The Times' Chris Dufresne unveils his preseason college football top 25, one day (and team) at a time.
No. 2 Ohio State
Ohio State, quarterback Terrelle Pryor and the Big Ten Conference have all showed how fast, in a TMZ world, reputations can be ruined and remade.
A year ago, Ohio State couldn't win the big one, Pryor couldn't throw the big one, and the Big Ten not only couldn't count to 11, it couldn't be counted on in big plate appearances.
Ohio State was nursing the stigma of consecutive Bowl Championship Series title-game losses to Southeastern Conference schools (Florida and Louisiana State).
After the 2008 season, the Big Ten went 1-6 in bowl games.
And while Ohio State had recruited the nation's top spread-option quarterback in Pryor, out of Penn State's back yard, people figured conservative Coach Jim Tressel would set his progress back years.
It looked that way, really, through last year's losses to USC and Purdue.
Something happened, though, between the time Ohio State won the Big Ten in late November and played Oregon in the Rose Bowl on Jan. 1.
Pryor used the extra practice time to hone his passing skills and then threw everyone, especially Oregon, for a loop.
"It's like having a whole spring practice," Tressel said of the extra time.
Tressel, for the Rose Bowl, actually unbuttoned his vest and let Pryor loose. Pryor completed 23 of 37 passes for 266 yards and two touchdowns in Ohio State's 26-17 win, and he was the Buckeyes' leading rusher with 72 yards.
"I was very excited when Tressel said we were coming out winging it," Pryor said after that game.
Iowa would win the Orange Bowl, giving the Big Ten two wins in BCS bowls, while Penn State scored a huge credibility victory when it defeated LSU in the slop at the Capital One Bowl.

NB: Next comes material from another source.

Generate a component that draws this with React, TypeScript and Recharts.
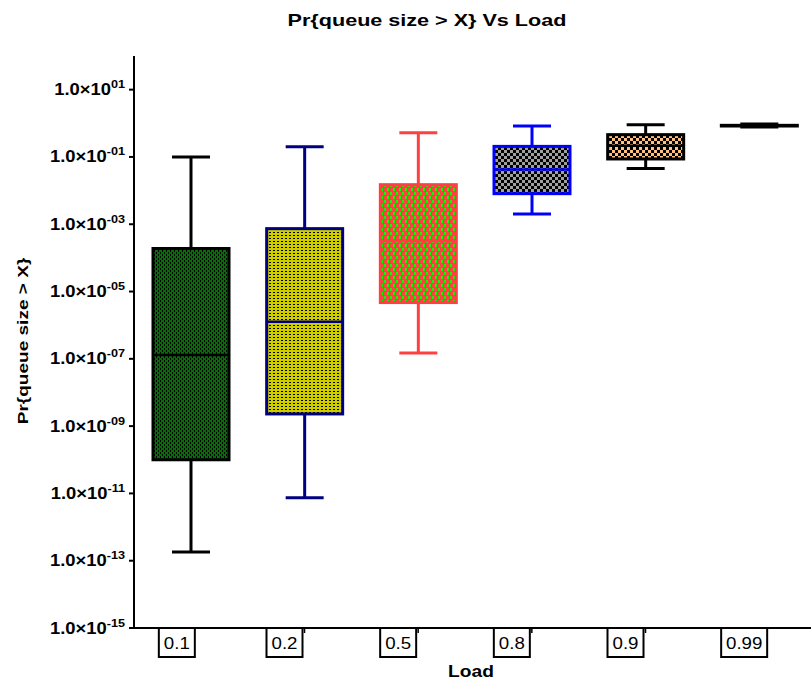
import React from "react";
import { ComposedChart, Bar, XAxis, YAxis } from "recharts";

// values (log scale)
const loads = ["0.1", "0.2", "0.5", "0.8", "0.9", "0.99"];
const whiskerLow = [1.8e-13, 7.4e-12, 1.5e-7, 2.0e-3, 0.045, 0.78];
const quartile1 = [1.0e-10, 2.3e-9, 4.7e-6, 8.1e-3, 0.087, 0.83];
const medians = [1.3e-7, 1.26e-6, 3.2e-4, 0.042, 0.216, 0.85];
const quartile3 = [1.9e-4, 7.4e-4, 1.5e-2, 0.206, 0.46, 0.87];
const whiskerHigh = [0.1, 0.2, 0.52, 0.83, 0.91, 0.96];
const yTicks = [1e1, 1e-1, 1e-3, 1e-5, 1e-7, 1e-9, 1e-11, 1e-13, 1e-15];

const edgeColors = ["#000000", "#000080", "#ff4040", "#0000ff", "#000000", "#000000"];

const data = loads.map((load, i) => ({
  load,
  whisker: [whiskerLow[i], whiskerHigh[i]],
  box: [quartile1[i], quartile3[i]],
  med: [medians[i] / 1.02, medians[i] * 1.02],
}));

const idx = (p: any) => (typeof p.index === "number" ? p.index : loads.indexOf(p.payload?.load));

const WhiskerShape = (p: any) => {
  const i = idx(p);
  const cx = p.x + p.width / 2;
  const cap = p.width / 4;
  return (
    <g stroke={edgeColors[i]} strokeWidth={3} fill="none">
      <line x1={cx} x2={cx} y1={p.y} y2={p.y + p.height} />
      <line x1={cx - cap} x2={cx + cap} y1={p.y} y2={p.y} />
      <line x1={cx - cap} x2={cx + cap} y1={p.y + p.height} y2={p.y + p.height} />
    </g>
  );
};

const BoxShape = (p: any) => {
  const i = idx(p);
  return (
    <rect
      x={p.x}
      y={p.y}
      width={p.width}
      height={Math.max(p.height, 0.5)}
      fill={`url(#pat${i})`}
      stroke={edgeColors[i]}
      strokeWidth={3}
    />
  );
};

const MedianShape = (p: any) => {
  const i = idx(p);
  const y = p.y + p.height / 2;
  return <line x1={p.x} x2={p.x + p.width} y1={y} y2={y} stroke={edgeColors[i]} strokeWidth={2.5} />;
};

const font = "Arial, 'Liberation Sans', sans-serif";

const YTick = (p: any) => {
  const exp = Math.round(Math.log10(p.payload.value));
  const sup = (exp < 0 ? "-" : "") + String(Math.abs(exp)).padStart(2, "0");
  return (
    <g transform={`translate(${p.x},${p.y}) scale(1.15,1)`}>
      <text textAnchor="end" fontFamily={font} fontWeight="bold" fill="#000">
        <tspan fontSize={16} dy={5.5}>1.0×10</tspan>
        <tspan fontSize={11} dy={-7}>{sup}</tspan>
      </text>
    </g>
  );
};

const XTick = (p: any) => {
  const label = String(p.payload.value);
  const w = label.length > 3 ? 46 : 36;
  const top = p.y - 5;
  const left = p.x - (p.index === 0 ? 32 : 38);
  return (
    <g>
      <rect x={left} y={top} width={w} height={29} fill="#fff" stroke="#000" strokeWidth={2} />
      <text
        transform={`translate(${left + w / 2},${top + 21}) scale(1.1,1)`}
        textAnchor="middle"
        fontFamily={font}
        fontSize={17}
        fill="#000"
      >
        {label}
      </text>
    </g>
  );
};

export default function App() {
  return (
    <div style={{ position: "absolute", left: 0, top: 0, width: 811, height: 681, overflow: "hidden", background: "#fff" }}>
      <ComposedChart width={820} height={681} data={data} margin={{ top: 56, right: 4, bottom: 23, left: 14 }}>
        <defs>
          <pattern id="pat0" width={4} height={4} patternUnits="userSpaceOnUse">
            <rect width={4} height={4} fill="#007000" />
            <rect x={0} y={0} width={1} height={2} fill="#000" />
            <rect x={2} y={2} width={1} height={2} fill="#000" />
          </pattern>
          <pattern id="pat1" width={4} height={3} patternUnits="userSpaceOnUse">
            <rect width={4} height={3} fill="#cccc00" />
            <rect x={1} y={1} width={2} height={1} fill="#000" />
          </pattern>
          <pattern id="pat2" width={6} height={8} patternUnits="userSpaceOnUse">
            <rect width={6} height={8} fill="#ff4040" />
            <rect x={0} y={0} width={2} height={3} fill="#00ff00" />
            <rect x={3} y={4} width={2} height={3} fill="#00ff00" />
          </pattern>
          <pattern id="pat3" width={6} height={6} patternUnits="userSpaceOnUse">
            <rect width={6} height={6} fill="#000" />
            <rect x={0} y={0} width={3} height={3} fill="#a0a0a0" />
            <rect x={3} y={3} width={3} height={3} fill="#a0a0a0" />
          </pattern>
          <pattern id="pat4" width={6} height={6} patternUnits="userSpaceOnUse">
            <rect width={6} height={6} fill="#000" />
            <rect x={0} y={0} width={3} height={3} fill="#ffc080" />
            <rect x={3} y={3} width={3} height={3} fill="#ffc080" />
          </pattern>
          <pattern id="pat5" width={4} height={4} patternUnits="userSpaceOnUse">
            <rect width={4} height={4} fill="#000" />
          </pattern>
        </defs>
        <XAxis xAxisId="w" dataKey="load" type="category" orientation="top" height={0} hide />
        <XAxis xAxisId="m" dataKey="load" type="category" orientation="top" height={0} hide />
        <XAxis
          xAxisId="main"
          dataKey="load"
          type="category"
          height={30}
          axisLine={{ stroke: "#000", strokeWidth: 2 }}
          tickLine={{ stroke: "#000", strokeWidth: 1.5 }}
          tickSize={5}
          tickMargin={0}
          interval={0}
          tick={<XTick />}
        />
        <YAxis
          scale="log"
          domain={[1e-15, 1e2]}
          allowDataOverflow
          ticks={yTicks}
          interval={0}
          width={120}
          axisLine={{ stroke: "#000", strokeWidth: 2 }}
          tickLine={{ stroke: "#000", strokeWidth: 2 }}
          tickSize={5}
          tickMargin={4}
          tick={<YTick />}
        />
        <Bar xAxisId="w" dataKey="whisker" barSize={76} shape={<WhiskerShape />} isAnimationActive={false} />
        <Bar xAxisId="main" dataKey="box" barSize={76} shape={<BoxShape />} isAnimationActive={false} />
        <Bar xAxisId="m" dataKey="med" barSize={76} shape={<MedianShape />} isAnimationActive={false} />
      </ComposedChart>
      <svg width={811} height={681} style={{ position: "absolute", left: 0, top: 0, pointerEvents: "none" }}>
        <text
          transform="translate(427,26) scale(1.27,1)"
          textAnchor="middle"
          fontFamily={font}
          fontWeight="bold"
          fontSize={17}
          fill="#000"
        >
          Pr{"{"}queue size &gt; X{"}"} Vs Load
        </text>
        <text
          transform="translate(28,341) rotate(-90) scale(1.27,1)"
          textAnchor="middle"
          fontFamily={font}
          fontWeight="bold"
          fontSize={15}
          fill="#000"
        >
          Pr{"{"}queue size &gt; X{"}"}
        </text>
        <text
          transform="translate(471,677) scale(1.2,1)"
          textAnchor="middle"
          fontFamily={font}
          fontWeight="bold"
          fontSize={16}
          fill="#000"
        >
          Load
        </text>
      </svg>
    </div>
  );
}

The Big Ten — except for Michigan — was back.
"We needed to have a good bowl season," Commissioner Jim Delany said at Big Ten media day. "We had it."
Delany added to the momentum in the off-season by adding Nebraska, beginning next year, as the 12th member.
The chances of Nebraska's joining a conference featuring the defending BCS champion are . . . good.
On offense, Ohio State returns nine starters, most importantly Pryor, on a team that has been tried and tested.
Unless Pryor's performance in the Rose Bowl was a one-game fluke, he is well-positioned to win the Heisman Trophy and lead Ohio State to this season's BCS title game in Arizona.
Ohio State has a few holes to fill on defense, but coordinator Jim Heacock proved himself a master adapter in the Rose Bowl when he devised a brilliantly simple, disciplined scheme to neutralize Oregon quarterback Jeremiah Masoli.
The schedule is custom-built, with eight games at home, including the first four. The highlight is a Week 2 visit from Miami, a rematch of the 2002 season's BCS championship game. Among the other games, the toughest are Big Ten trips to Wisconsin and Iowa.
"I know we'll be a team that's being targeted," Tressel said. "And we'll always get everybody's best shot. . . . We better make sure our best shot's ready each Saturday."
Tressel couldn't have said it better:
This is Ohio State's best shot in years.
The countdown so far: 25. Washington; 24. Navy; 23. Utah; 22. Houston; 21. Pittsburgh; 20. USC; 19. Stanford; 18. Auburn; 17. Arkansas; 16. Oregon State; 15. Florida State; 14. Georgia Tech; 13. Wisconsin; 12. Oklahoma; 11. Miami; 10. Iowa; 9. Oregon; 8. Texas; 7. Virginia Tech; 6. Florida; 5. Texas Christian; 4. Alabama; 3. Nebraska; 2. Ohio State.